# [YOUR INSTRUCTIONS]
Select every line containing the word "this" from the material, and copy those lines.

# [EXTRACTED ENTRIES]
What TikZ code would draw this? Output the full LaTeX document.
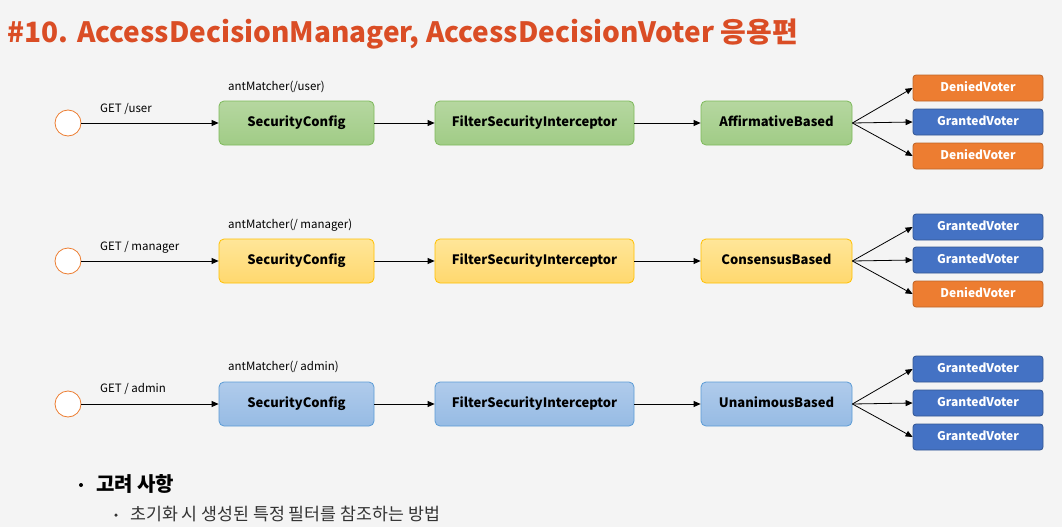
\documentclass[tikz,border=0pt]{standalone}
\usepackage{fontspec}
\setmainfont{Noto Sans CJK KR}
\usetikzlibrary{arrows.meta}
\definecolor{bgc}{HTML}{F4F4F4}
\definecolor{titlec}{HTML}{DA4D25}
\definecolor{orv}{HTML}{ED7D31}
\definecolor{blv}{HTML}{4472C4}
\begin{document}
\begin{tikzpicture}[x=1pt,y=-1pt]
  \tikzstyle{box}=[rounded corners=5pt, thick, font=\fontsize{13}{15}\selectfont\bfseries, inner sep=0pt, minimum height=44pt, text height=9.5pt, text depth=2.5pt]
  \tikzstyle{green}=[box, top color={rgb,255:red,182;green,215;blue,160}, bottom color={rgb,255:red,160;green,204;blue,134}, draw={rgb,255:red,125;green,185;blue,90}]
  \tikzstyle{yellow}=[box, top color={rgb,255:red,255;green,230;blue,153}, bottom color={rgb,255:red,255;green,216;blue,110}, draw={rgb,255:red,255;green,192;blue,0}]
  \tikzstyle{blue}=[box, top color={rgb,255:red,176;green,203;blue,235}, bottom color={rgb,255:red,150;green,187;blue,228}, draw={rgb,255:red,91;green,155;blue,213}]
  \tikzstyle{voter}=[rounded corners=3pt, thick, text=white, font=\fontsize{12}{14}\selectfont\bfseries, minimum width=130pt, minimum height=26pt, inner sep=0pt, text height=8.5pt, text depth=2.5pt]
  \tikzstyle{denied}=[voter, fill=orv, draw=orv!80!black]
  \tikzstyle{granted}=[voter, fill=blv, draw=blv!75!black]
  \tikzstyle{start}=[circle, draw={rgb,255:red,237;green,125;blue,49}, thick, fill=white, minimum size=26pt, inner sep=0pt]
  \tikzstyle{lbl}=[font=\fontsize{11.5}{13}\selectfont, anchor=west, inner sep=0pt]
  \tikzstyle{arr}=[-{Triangle[length=7pt,width=6pt]}, thick]
  \tikzstyle{bullet}=[circle, fill=#1, inner sep=0pt]
  \fill[bgc] (0,0) rectangle (1062,527);
  \useasboundingbox (0,0) rectangle (1062,527);
  \node[anchor=west, text=titlec, font=\fontsize{28}{32}\selectfont\bfseries] (title) at (4,34) {\#10. AccessDecisionManager, AccessDecisionVoter 응용편};
  % row user
  \node[start] (s1) at (68,123) {};
  \node[green, minimum width=155pt] (c1) at (296.5,123) {SecurityConfig};
  \node[green, minimum width=199pt] (f1) at (534.5,123) {FilterSecurityInterceptor};
  \node[green, minimum width=151pt] (d1) at (776.5,123) {AffirmativeBased};
  \node[denied] (v11) at (978,88) {DeniedVoter};
  \node[granted] (v12) at (978,122) {GrantedVoter};
  \node[denied] (v13) at (978,156) {DeniedVoter};
  \node[lbl] (g1) at (100,109) {GET /user};
  \node[lbl] (m1) at (228,87) {antMatcher(/user)};
  % row manager
  \node[start] (s2) at (68,261) {};
  \node[yellow, minimum width=155pt] (c2) at (296.5,261) {SecurityConfig};
  \node[yellow, minimum width=199pt] (f2) at (534.5,261) {FilterSecurityInterceptor};
  \node[yellow, minimum width=151pt] (d2) at (776.5,261) {ConsensusBased};
  \node[granted] (v21) at (978,227) {GrantedVoter};
  \node[granted] (v22) at (978,260) {GrantedVoter};
  \node[denied] (v23) at (978,294) {DeniedVoter};
  \node[lbl] (g2) at (100,247) {GET / manager};
  \node[lbl] (m2) at (228,225) {antMatcher(/ manager)};
  % row admin
  \node[start] (s3) at (68,404) {};
  \node[blue, minimum width=155pt] (c3) at (296.5,404) {SecurityConfig};
  \node[blue, minimum width=199pt] (f3) at (534.5,404) {FilterSecurityInterceptor};
  \node[blue, minimum width=151pt] (d3) at (776.5,404) {UnanimousBased};
  \node[granted] (v31) at (978,369) {GrantedVoter};
  \node[granted] (v32) at (978,403) {GrantedVoter};
  \node[granted] (v33) at (978,437) {GrantedVoter};
  \node[lbl] (g3) at (100,389) {GET / admin};
  \node[lbl] (m3) at (228,367) {antMatcher(/ admin)};
  \foreach \r in {1,2,3} {
    \draw[arr] (s\r) -- (c\r);
    \draw[arr] (c\r) -- (f\r);
    \draw[arr] (f\r) -- (d\r);
    \draw[arr] (d\r.east) -- (v\r1.west);
    \draw[arr] (d\r.east) -- (v\r2.west);
    \draw[arr] (d\r.east) -- (v\r3.west);
  }
  % notes
  \node[bullet=black, minimum size=4pt] (b1) at (81,485) {};
  \node[anchor=west, font=\fontsize{20}{22}\selectfont\bfseries, inner sep=0pt] (n1) at (96,484) {고려 사항};
  \node[bullet=black!80, minimum size=3.5pt] (b2) at (116,515) {};
  \node[anchor=west, font=\fontsize{17.3}{19}\selectfont, text=black!80, inner sep=0pt] (n2) at (130,514) {초기화 시 생성된 특정 필터를 참조하는 방법};
\end{tikzpicture}
\end{document}
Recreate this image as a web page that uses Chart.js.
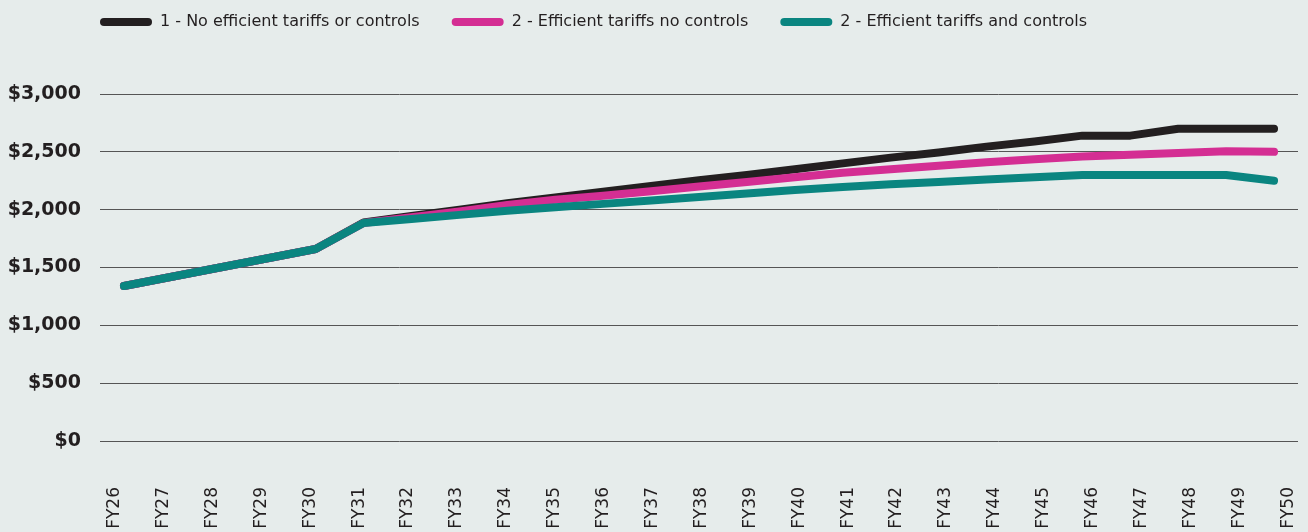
<!DOCTYPE html>
<html>
<head>
<meta charset="utf-8">
<script src="https://cdn.jsdelivr.net/npm/chart.js@4/dist/chart.umd.min.js"></script>
<style>
  html, body { margin: 0; padding: 0; background: #e6eceb; }
  #wrap { width: 1308px; height: 532px; position: relative; }
</style>
</head>
<body>
<div id="wrap"><canvas id="bill-chart"></canvas></div>
<script>
const years = ['FY26','FY27','FY28','FY29','FY30','FY31','FY32','FY33','FY34','FY35','FY36','FY37','FY38',
               'FY39','FY40','FY41','FY42','FY43','FY44','FY45','FY46','FY47','FY48','FY49','FY50'];

const noTariffsNoControls = [1340,1420,1500,1580,1660,1890,1945,2000,2055,2105,2155,2205,2255,
                             2300,2350,2400,2450,2495,2545,2590,2640,2640,2700,2700,2700];
const tariffsNoControls   = [1340,1420,1500,1580,1660,1885,1935,1985,2040,2085,2120,2160,2200,
                             2240,2280,2320,2350,2380,2410,2435,2460,2475,2490,2505,2500];
const tariffsAndControls  = [1340,1420,1500,1580,1660,1885,1920,1955,1990,2020,2050,2080,2110,
                             2140,2170,2195,2220,2240,2260,2280,2300,2300,2300,2300,2250];

const yTicks = [0, 500, 1000, 1500, 2000, 2500, 3000];

const ink = '#231f20';
const face = '"DejaVu Sans", sans-serif';

// legend sits top-left over the plot; reserve fixed space above the grid
const legendNudge = {
    id: 'legendNudge',
    beforeInit(chart) {
        const fit = chart.legend.fit;
        chart.legend.fit = function() {
            fit.call(this);
            this.height = 94;
        };
    },
    afterLayout(chart) {
        chart.legend.left = 68;
        chart.legend.top = -18;
    }
};

function lineSet(label, data, color, order){
    return {
        label: label,
        data: data,
        borderColor: color,
        backgroundColor: color,
        borderWidth: 8,
        borderCapStyle: 'round',
        borderJoinStyle: 'round',
        pointRadius: 0,
        tension: 0,
        order: order
    };
}

window.onload = () => {
    const context = document.getElementById('bill-chart').getContext('2d');
    new Chart(context, {
        type: 'line',
        data: {
            labels: years,
            datasets: [
                lineSet('1 - No efficient tariffs or controls', noTariffsNoControls, ink, 3),
                lineSet('2 - Efficient tariffs no controls', tariffsNoControls, '#d42e93', 2),
                lineSet('2 - Efficient tariffs and controls', tariffsAndControls, '#0a8580', 1)
            ]
        },
        plugins: [legendNudge],
        options: {
            responsive: true,
            maintainAspectRatio: false,
            animation: false,
            layout: { padding: { top: 0, right: 10, bottom: 0, left: 0 } },
            plugins: {
                tooltip: { enabled: false },
                legend: {
                    display: true,
                    position: 'top',
                    align: 'start',
                    labels: {
                        boxWidth: 52,
                        boxHeight: 8,
                        useBorderRadius: true,
                        borderRadius: 4,
                        padding: 32,
                        color: ink,
                        font: { family: face, size: 16 },
                        sort: (a, b) => a.datasetIndex - b.datasetIndex,
                        generateLabels: (chart) => Chart.defaults.plugins.legend.labels.generateLabels(chart)
                            .map(item => Object.assign(item, { lineWidth: 0 }))
                    }
                }
            },
            scales: {
                // data axis: one slot per year, kept hidden
                x: {
                    offset: true,
                    display: false
                },
                // year labels, spread a little wider than the data slots
                years: {
                    type: 'linear',
                    position: 'bottom',
                    min: -0.3,
                    max: 24.2,
                    afterBuildTicks: (axis) => { axis.ticks = years.map((_, i) => ({ value: i })); },
                    afterFit: (axis) => {
                        axis.height = 91;
                        axis.paddingLeft = 0;
                        axis.paddingRight = 0;
                    },
                    grid: { display: false, drawTicks: false },
                    border: { display: false },
                    ticks: {
                        autoSkip: false,
                        minRotation: 90,
                        maxRotation: 90,
                        padding: 46,
                        color: ink,
                        font: { family: face, size: 17 },
                        callback: (v) => years[v]
                    }
                },
                y: {
                    min: 0,
                    max: 3000,
                    afterFit: (axis) => { axis.width = 100; },
                    afterBuildTicks: (axis) => { axis.ticks = yTicks.map(v => ({ value: v })); },
                    grid: { color: '#555555', lineWidth: 1, drawTicks: false },
                    border: { display: false },
                    ticks: {
                        padding: 19,
                        color: ink,
                        font: { family: face, size: 19, weight: 'bold' },
                        callback: (v) => '$' + v.toLocaleString('en-US')
                    }
                }
            }
        }
    });
};
</script>
</body>
</html>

# [EXERCISE OUTPUT]
What TikZ code would draw this? Output the full LaTeX document.
Recreate this image as a web page that uses Chart.js.
            fit.call(this);
            this.height = 94;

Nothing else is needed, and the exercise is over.